Die erste und die zweite Filmhälfte sind äußerst verschieden und lassen das Gesamtkonstrukt sehr unausgeglichen erscheinen. Eine Diskrepanz entsteht auch durch den Realismus auf der einen Seite und der durch die Action hervorgerufenen Übertreibung auf der anderen. Glaubhaft stellt Nolan die äußerliche wie innerliche Verwandlung Bruce Waynes zur menschlichen Fledermaus dar und erschwert ihm die ersten Gehversuche als Held, der sich Prellungen zuzieht und sich vergiften lässt. Nolans Inszenierung ist eine andere als Burtons atmosphärisch brillante und märchenhaft anmutende - der Anblick Gothams bei Tage ist zweifellos beeindruckend, fördert aber nicht gerade das Bild der Stadt als Symbol des Verbrechens, sondern vermittelt eher das einer Finanzmetropole -, doch wenn später ein Batmobil von Hausdach zu Hausdach springt, dann passt das einfach nicht und kann eigentlich nur auf Goyers Mist gewachsen sein - wie auch Batmans fahrbarer Untersatz selbst, der als lauter, klobiger Kleinpanzer im Gegensatz zu dem windschnittigen und eleganten Batmobil aus Burtons Filmen überhaupt nicht zu gefallen weiß.

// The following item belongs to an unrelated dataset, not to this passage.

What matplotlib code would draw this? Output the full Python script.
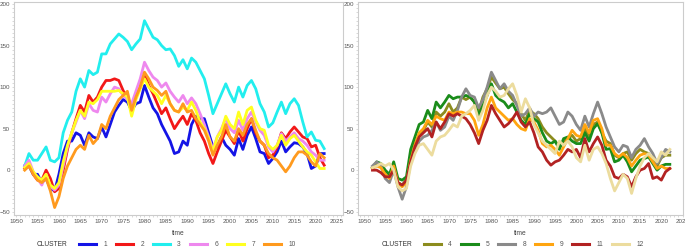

Und schaut man einmal auf Christian Bale in der Hauptrolle, so reicht dieser auch nicht ganz an Michael Keaton heran, der den Mann mit der doppelten Identität einfach souveräner und markanter zu spielen vermochte. Bales Leistung ist zwar gut, seine besten Momente hat er jedoch als Yuppie mit seinem wie aus dem Ei gepellten Gesicht. Schlüpft er allerdings mit verstellter Stimme in das Fledermauskostüm, liegt doch ein Hauch von unfreiwilliger Komik in der Luft, wenn auch nur ein leichter. Die übrige Besetzung lässt dagegen eigentlich kaum Wünsche offen, wenn man bedenkt, dass kein anderer Charakter mit Bales Freiheiten ausgestattet ist. So spielt Michael Caine Alfred ausgezeichnet, Morgan Freeman mimt sympathisch den Waffenexperten Lucius Fox, Gary Oldman verkörpert fast ein wenig unterfordert den aufrechten Cop Jim Gordon, Katie Holmes ist als junge, idealistische Staatsanwältin lobenswerterweise nicht nur Liebesobjekt und Ken Watanabe und Rutger Hauer überzeugen nicht zuletzt selbst mit ihren nur kleinen Auftritten. Etwas schwer hatte es Liam Neeson, den das Skript mit dem Weisheiten um sich werfenden Ducard nicht gerade zum schillerndsten Gegenspieler der "Batman"-Verfilmungen erkoren hat.

Aber das ist nun der Kompromiss, den man eingegangen ist, um Batman und seine Geschichte auch wirklich in den Mittelpunkt zu stellen - und das ist zweifellos gelungen. Gegenüber Schumachers Werken ist "Batman Begins" qualitativ ein Meilenstein, der Drama und Action allerdings zu radikal trennt. Während Tim Burton die Comicatmosphäre besser zur Geltung brachte, portraitierte Christopher Nolan erstmals den Menschen hinter der Maske. Schumacher brachte den Mythos an den Rand des Abgrunds, Nolan rehabilitierte ihn wieder.